WHAT TO DO
Every line that holds "size" should be shown.

********************

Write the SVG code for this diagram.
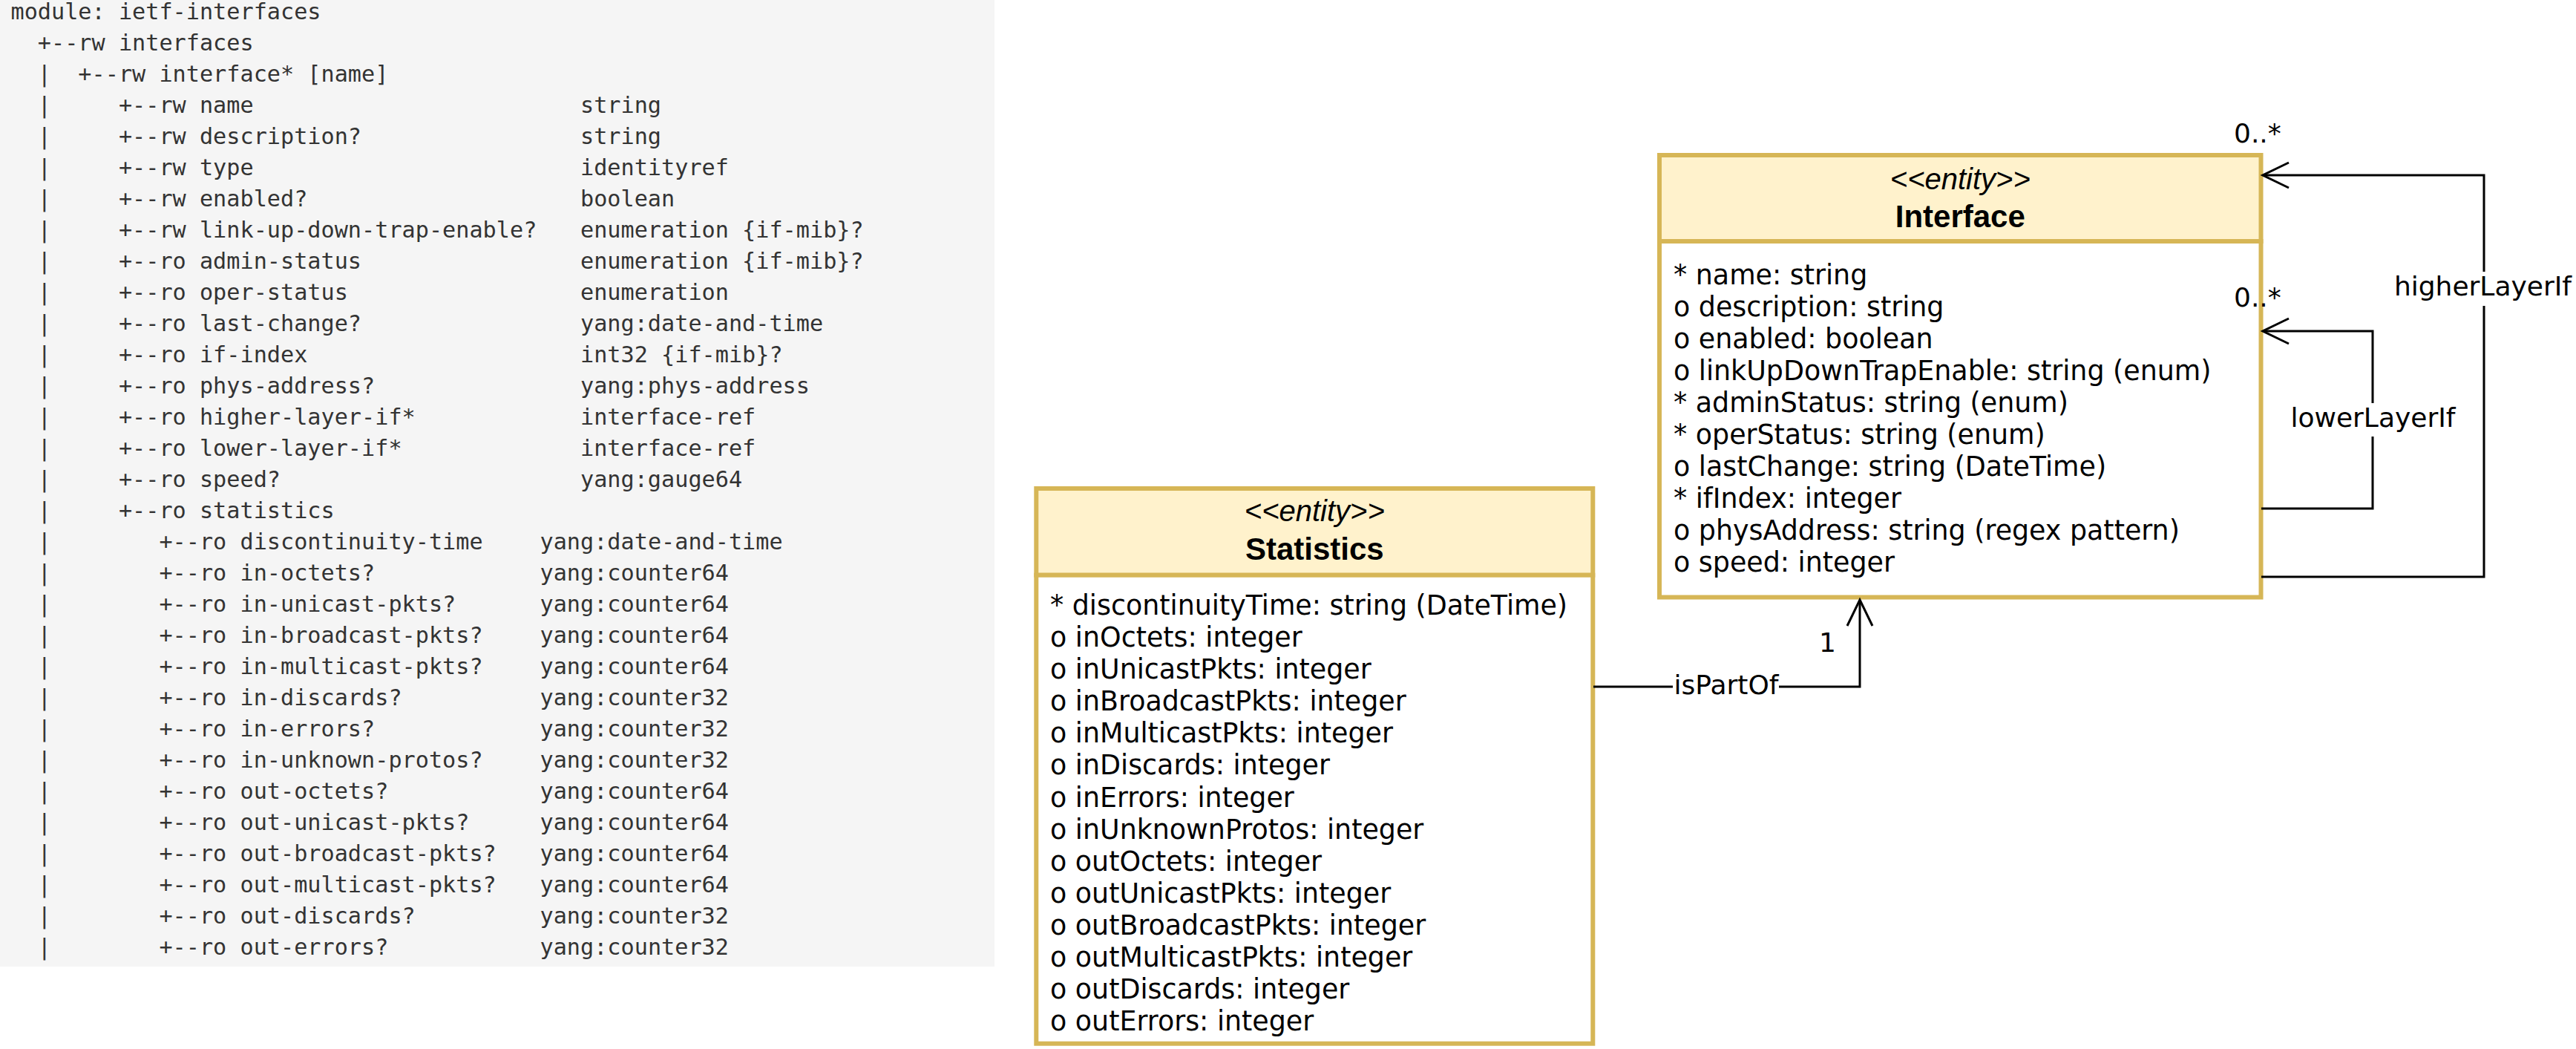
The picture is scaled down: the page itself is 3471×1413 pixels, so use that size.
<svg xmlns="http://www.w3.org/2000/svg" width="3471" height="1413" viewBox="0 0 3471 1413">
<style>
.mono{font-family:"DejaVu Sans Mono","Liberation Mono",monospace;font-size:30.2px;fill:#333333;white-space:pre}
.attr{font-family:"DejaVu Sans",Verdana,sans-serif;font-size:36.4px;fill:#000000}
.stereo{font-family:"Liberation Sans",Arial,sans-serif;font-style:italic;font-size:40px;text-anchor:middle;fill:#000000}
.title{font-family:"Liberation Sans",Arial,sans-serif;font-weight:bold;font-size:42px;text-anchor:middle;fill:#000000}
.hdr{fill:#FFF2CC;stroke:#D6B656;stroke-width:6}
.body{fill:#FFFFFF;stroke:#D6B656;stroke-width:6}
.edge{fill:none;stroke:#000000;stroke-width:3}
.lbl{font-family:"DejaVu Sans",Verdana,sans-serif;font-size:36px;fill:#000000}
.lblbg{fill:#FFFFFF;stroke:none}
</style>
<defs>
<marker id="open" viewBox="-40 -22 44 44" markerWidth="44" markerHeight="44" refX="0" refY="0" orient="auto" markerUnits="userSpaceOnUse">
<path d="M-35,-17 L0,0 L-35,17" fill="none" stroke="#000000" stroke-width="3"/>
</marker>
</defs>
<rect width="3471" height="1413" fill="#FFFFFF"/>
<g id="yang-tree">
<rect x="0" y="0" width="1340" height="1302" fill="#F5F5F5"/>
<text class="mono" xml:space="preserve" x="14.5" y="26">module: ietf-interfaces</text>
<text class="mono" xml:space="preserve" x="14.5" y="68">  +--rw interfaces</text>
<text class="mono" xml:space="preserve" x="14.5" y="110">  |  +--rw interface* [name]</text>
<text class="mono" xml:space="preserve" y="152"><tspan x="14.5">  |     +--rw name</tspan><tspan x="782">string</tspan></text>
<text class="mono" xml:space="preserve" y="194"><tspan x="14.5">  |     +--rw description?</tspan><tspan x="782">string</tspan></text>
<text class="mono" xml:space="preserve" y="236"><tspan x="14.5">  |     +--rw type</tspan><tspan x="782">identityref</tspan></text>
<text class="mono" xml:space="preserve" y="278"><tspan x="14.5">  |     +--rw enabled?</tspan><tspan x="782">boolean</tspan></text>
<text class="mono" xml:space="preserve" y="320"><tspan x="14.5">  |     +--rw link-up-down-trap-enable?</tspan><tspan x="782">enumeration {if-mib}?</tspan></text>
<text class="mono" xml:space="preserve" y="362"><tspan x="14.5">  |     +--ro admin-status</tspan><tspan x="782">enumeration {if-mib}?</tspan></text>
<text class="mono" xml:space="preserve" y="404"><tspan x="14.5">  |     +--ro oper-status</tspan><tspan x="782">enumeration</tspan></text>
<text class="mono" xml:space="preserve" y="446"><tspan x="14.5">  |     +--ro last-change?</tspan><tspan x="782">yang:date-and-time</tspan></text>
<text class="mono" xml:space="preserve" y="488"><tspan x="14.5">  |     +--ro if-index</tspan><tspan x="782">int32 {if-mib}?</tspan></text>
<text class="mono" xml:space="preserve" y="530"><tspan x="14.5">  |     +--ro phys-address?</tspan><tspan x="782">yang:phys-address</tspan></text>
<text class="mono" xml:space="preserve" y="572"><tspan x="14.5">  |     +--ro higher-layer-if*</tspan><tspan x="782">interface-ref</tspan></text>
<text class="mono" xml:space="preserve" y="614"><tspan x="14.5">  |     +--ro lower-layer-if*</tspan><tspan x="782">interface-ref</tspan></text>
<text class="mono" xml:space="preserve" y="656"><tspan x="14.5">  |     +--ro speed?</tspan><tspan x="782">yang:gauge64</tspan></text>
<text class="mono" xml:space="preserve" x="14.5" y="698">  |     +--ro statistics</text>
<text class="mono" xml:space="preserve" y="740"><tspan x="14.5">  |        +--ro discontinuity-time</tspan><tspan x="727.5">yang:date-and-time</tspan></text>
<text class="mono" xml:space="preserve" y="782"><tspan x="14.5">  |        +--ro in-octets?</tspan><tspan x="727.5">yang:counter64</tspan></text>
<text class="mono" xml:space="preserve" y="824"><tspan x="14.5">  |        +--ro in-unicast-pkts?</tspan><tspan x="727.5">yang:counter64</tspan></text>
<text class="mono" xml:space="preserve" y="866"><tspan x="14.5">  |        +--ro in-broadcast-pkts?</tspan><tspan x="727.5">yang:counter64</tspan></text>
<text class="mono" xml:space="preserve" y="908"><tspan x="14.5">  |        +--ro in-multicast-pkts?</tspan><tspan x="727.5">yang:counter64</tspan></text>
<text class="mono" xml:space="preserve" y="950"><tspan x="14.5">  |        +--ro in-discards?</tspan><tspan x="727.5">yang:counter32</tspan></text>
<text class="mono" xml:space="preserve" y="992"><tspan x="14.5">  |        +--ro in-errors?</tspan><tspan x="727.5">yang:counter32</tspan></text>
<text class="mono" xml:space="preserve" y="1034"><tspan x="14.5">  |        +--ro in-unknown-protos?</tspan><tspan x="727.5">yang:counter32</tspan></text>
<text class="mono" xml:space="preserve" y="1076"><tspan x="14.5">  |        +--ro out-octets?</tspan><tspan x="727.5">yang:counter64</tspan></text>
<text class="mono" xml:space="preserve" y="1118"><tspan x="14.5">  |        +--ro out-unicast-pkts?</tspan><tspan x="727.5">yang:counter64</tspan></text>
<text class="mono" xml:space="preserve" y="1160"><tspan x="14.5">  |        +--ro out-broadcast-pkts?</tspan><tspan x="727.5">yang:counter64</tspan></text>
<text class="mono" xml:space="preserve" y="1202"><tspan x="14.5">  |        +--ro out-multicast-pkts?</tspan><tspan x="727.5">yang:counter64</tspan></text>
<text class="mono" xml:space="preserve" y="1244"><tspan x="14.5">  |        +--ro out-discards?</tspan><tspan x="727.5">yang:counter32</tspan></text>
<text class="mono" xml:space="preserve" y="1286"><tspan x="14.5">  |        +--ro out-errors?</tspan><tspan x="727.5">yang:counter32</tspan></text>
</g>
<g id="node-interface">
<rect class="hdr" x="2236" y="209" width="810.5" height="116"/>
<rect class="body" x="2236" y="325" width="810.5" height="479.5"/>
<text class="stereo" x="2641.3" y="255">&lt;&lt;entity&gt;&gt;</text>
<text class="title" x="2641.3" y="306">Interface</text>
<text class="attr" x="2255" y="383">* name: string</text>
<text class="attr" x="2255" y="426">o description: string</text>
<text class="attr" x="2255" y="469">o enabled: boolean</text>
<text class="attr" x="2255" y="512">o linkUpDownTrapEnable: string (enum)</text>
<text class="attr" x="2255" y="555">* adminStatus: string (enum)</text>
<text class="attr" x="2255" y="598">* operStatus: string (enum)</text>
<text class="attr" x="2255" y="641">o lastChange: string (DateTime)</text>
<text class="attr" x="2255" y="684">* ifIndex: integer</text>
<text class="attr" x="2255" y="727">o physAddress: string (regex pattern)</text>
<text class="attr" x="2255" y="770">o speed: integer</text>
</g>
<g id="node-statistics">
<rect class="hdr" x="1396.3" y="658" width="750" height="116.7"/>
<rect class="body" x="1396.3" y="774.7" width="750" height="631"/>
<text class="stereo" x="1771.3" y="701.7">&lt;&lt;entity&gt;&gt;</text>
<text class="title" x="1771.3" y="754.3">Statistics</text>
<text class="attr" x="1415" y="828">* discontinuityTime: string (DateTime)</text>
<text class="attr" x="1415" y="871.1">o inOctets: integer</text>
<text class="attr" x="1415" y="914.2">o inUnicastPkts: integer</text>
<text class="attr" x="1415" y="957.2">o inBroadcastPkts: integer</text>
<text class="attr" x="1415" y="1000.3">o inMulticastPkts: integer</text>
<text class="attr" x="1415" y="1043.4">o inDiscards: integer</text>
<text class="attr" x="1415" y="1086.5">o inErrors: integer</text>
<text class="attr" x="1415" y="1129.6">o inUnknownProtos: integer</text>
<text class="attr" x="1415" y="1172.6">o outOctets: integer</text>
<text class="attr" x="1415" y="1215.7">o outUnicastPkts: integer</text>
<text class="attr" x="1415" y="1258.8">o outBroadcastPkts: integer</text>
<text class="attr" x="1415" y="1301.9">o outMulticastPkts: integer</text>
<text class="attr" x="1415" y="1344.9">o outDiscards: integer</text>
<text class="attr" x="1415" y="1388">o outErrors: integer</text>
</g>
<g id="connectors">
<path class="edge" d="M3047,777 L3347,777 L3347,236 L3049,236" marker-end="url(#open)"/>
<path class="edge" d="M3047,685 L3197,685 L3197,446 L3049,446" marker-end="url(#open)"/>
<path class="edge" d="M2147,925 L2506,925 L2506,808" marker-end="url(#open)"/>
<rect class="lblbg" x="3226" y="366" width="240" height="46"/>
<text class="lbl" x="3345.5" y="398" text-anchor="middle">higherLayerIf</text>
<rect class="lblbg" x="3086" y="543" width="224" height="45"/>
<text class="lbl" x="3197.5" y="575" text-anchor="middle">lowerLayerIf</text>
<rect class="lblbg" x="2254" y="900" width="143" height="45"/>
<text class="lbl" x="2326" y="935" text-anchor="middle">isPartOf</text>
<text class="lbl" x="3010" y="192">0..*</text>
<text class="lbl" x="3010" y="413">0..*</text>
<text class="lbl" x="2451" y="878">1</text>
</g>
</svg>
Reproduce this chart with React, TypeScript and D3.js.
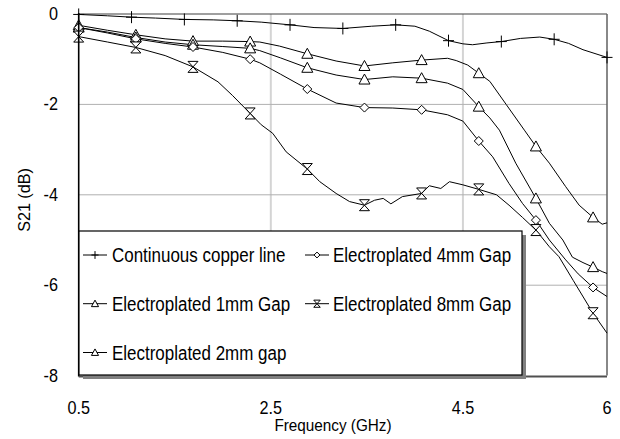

********************

ANSWER TO THE PROBLEM
The picture is scaled down: the page itself is 3471×1413 pixels, so use that size.
.mono{font-family:"DejaVu Sans Mono","Liberation Mono",monospace;font-size:30.2px;fill:#333333;white-space:pre}
.attr{font-family:"DejaVu Sans",Verdana,sans-serif;font-size:36.4px;fill:#000000}
.stereo{font-family:"Liberation Sans",Arial,sans-serif;font-style:italic;font-size:40px;text-anchor:middle;fill:#000000}
.title{font-family:"Liberation Sans",Arial,sans-serif;font-weight:bold;font-size:42px;text-anchor:middle;fill:#000000}
.lbl{font-family:"DejaVu Sans",Verdana,sans-serif;font-size:36px;fill:#000000}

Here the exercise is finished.